Practical Application 4: Lead with Integrity
If you are in any position of leadership - and we all are at some level - ask yourself: are my choices leading people closer to God or further away from Him? Am I creating a culture of obedience or compromise?
Zedekiah had 11 years to lead well. He wasted every single one of them. What a tragedy it would be to reach the end of life and discover that we used our influence to drive people away from God instead of bringing them closer.
Connecting with the Greater Message of the Bible
II Kings 24 does not exist in isolation. It speaks to the entire biblical narrative about sin, judgment, and redemption. The prophet Jeremiah (especially in chapter 25) had announced exactly what we see happening here. God always warns before acting.
But there is something even deeper: this exile points to a greater liberation that was yet to come. Just as Israel needed a deliverer to escape Egypt (Moses), and needed a deliverer to escape Babylon (Cyrus), all of humanity would need a definitive Deliverer to take us out of the exile of sin.

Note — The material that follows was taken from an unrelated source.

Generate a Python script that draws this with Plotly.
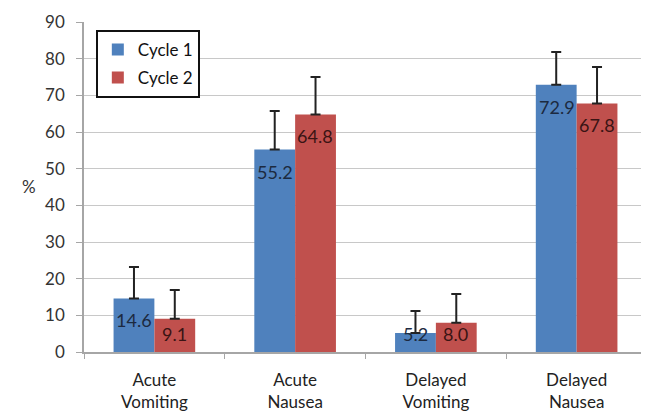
import plotly.graph_objects as go

categories = ["Acute<br>Vomiting", "Acute<br>Nausea", "Delayed<br>Vomiting", "Delayed<br>Nausea"]
cycle1 = [14.6, 55.2, 5.2, 72.9]
cycle2 = [9.1, 64.8, 8.0, 67.8]
cycle1_err = [8.6, 10.5, 6.0, 8.9]
cycle2_err = [7.8, 10.2, 7.8, 9.9]
y_ticks = [0, 10, 20, 30, 40, 50, 60, 70, 80, 90]

FONT = "Lato, Open Sans, sans-serif"
BLUE = "#4f81bd"
RED = "#c0504d"

# page body has an 8px margin; compensate so the figure lands where the reference is
W, H = 641, 404
ML, MR, MT, MB = 76, 2, 14, 60
plot_w = W - ML - MR
plot_h = H - MT - MB
Y_MAX = 90
px_per_unit = plot_h / Y_MAX

fig = go.Figure()
fig.add_trace(go.Bar(
    x=categories, y=cycle1, name="Cycle 1", marker_color=BLUE,
    marker_line_width=0, legendgroup="a",
    error_y=dict(type="data", array=cycle1_err, symmetric=False, arrayminus=[0]*4,
                 color="#222222", thickness=2, width=5),
))
fig.add_trace(go.Bar(
    x=categories, y=cycle2, name="Cycle 2", marker_color=RED,
    marker_line_width=0, legendgroup="b",
    error_y=dict(type="data", array=cycle2_err, symmetric=False, arrayminus=[0]*4,
                 color="#222222", thickness=2, width=5),
))


def label_shift(v):
    top = v * px_per_unit
    center = max(top - 22, 18)
    return center - top


for cat, v in zip(categories, cycle1):
    fig.add_annotation(x=cat, y=v, xref="x", yref="y", text=f"{v:.1f}", showarrow=False,
                       xshift=-20, yshift=label_shift(v),
                       font=dict(family=FONT, size=18, color="#1c2a40"))
for cat, v in zip(categories, cycle2):
    fig.add_annotation(x=cat, y=v, xref="x", yref="y", text=f"{v:.1f}", showarrow=False,
                       xshift=20, yshift=label_shift(v),
                       font=dict(family=FONT, size=18, color="#3a1414"))

fig.add_annotation(x=(12 - ML) / plot_w, y=(344 - 178) / plot_h, xref="paper", yref="paper",
                   text="%", showarrow=False,
                   font=dict(family=FONT, size=17, color="#333333"))

fig.update_layout(
    width=W, height=H,
    margin=dict(l=ML, r=MR, t=MT, b=MB, autoexpand=False),
    paper_bgcolor="white", plot_bgcolor="white",
    barmode="group", bargap=0.42, bargroupgap=0,
    font=dict(family=FONT, size=17, color="#333333"),
    showlegend=True,
    legend=dict(x=0.021, y=0.976, xanchor="left", yanchor="top",
                bordercolor="#111111", borderwidth=2, bgcolor="white",
                font=dict(family=FONT, size=17, color="#111111"),
                itemwidth=30, tracegroupgap=3),
    xaxis=dict(showline=True, linecolor="#a6a6a6", linewidth=1.5, automargin=False,
               ticks="outside", tickson="boundaries", ticklen=5, tickcolor="#a6a6a6",
               tickfont=dict(family=FONT, size=17, color="#222222"),
               ticklabelstandoff=12),
    yaxis=dict(range=[0, Y_MAX], tickvals=y_ticks, showgrid=True, gridcolor="#c8c8c8",
               gridwidth=1, showline=True, linecolor="#a6a6a6", linewidth=1.5,
               automargin=False,
               ticks="outside", ticklen=6, tickcolor="#a6a6a6",
               tickfont=dict(family=FONT, size=17, color="#333333"),
               ticklabelstandoff=8, zeroline=False),
)

fig.write_html("out.html")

And that Deliverer came. His name is Jesus. He experienced the ultimate exile - separation from the Father on the cross - so that we would never have to experience eternal separation from God.
Examining Our Own Heart
So, after walking through this painful yet necessary story, what do we do with it?
First, we need brutal honesty. What areas of your life are in disobedience to God? Not the big and obvious ones - we all know that murder and theft are wrong. But what about the small ones? The gossip disguised as "a prayer request." The ambition that tramples relationships. The pride hidden under a layer of false humility.
Second, we need to understand that small disobediences rarely remain small. Jehoiakim and Zedekiah did not wake up one day deciding to destroy Judah. It was a series of small choices, small concessions, small disobediences that accumulated until disaster became inevitable.
Third, we need to learn to see God's sovereign hand even in difficulties. When things get tough, is it God abandoning us or correcting us? Is He punishing us or preparing us for something greater?
The Silent Call to Action
I will not end this text by saying "pray a prayer now" or "make a decision today." You are smart enough to know what you need to do. The Holy Spirit is already whispering in your heart about that area that needs change.
The question is: will you listen? Or, like Zedekiah, will you wait until it is too late?
II Kings 24 is a chapter about consequences. But it is also a chapter about the patience of a God who loves too much to allow us to continue destroying ourselves. And, strangely, there is hope in this.
Because if God cared enough to discipline Judah, it means He had not given up on them. The opposite of love is not discipline - it is indifference. And God has never been indifferent to His people.
Nor is He indifferent to you.
How would you respond if God gave you one more chance, as He did to Zedekiah? What if that chance were today?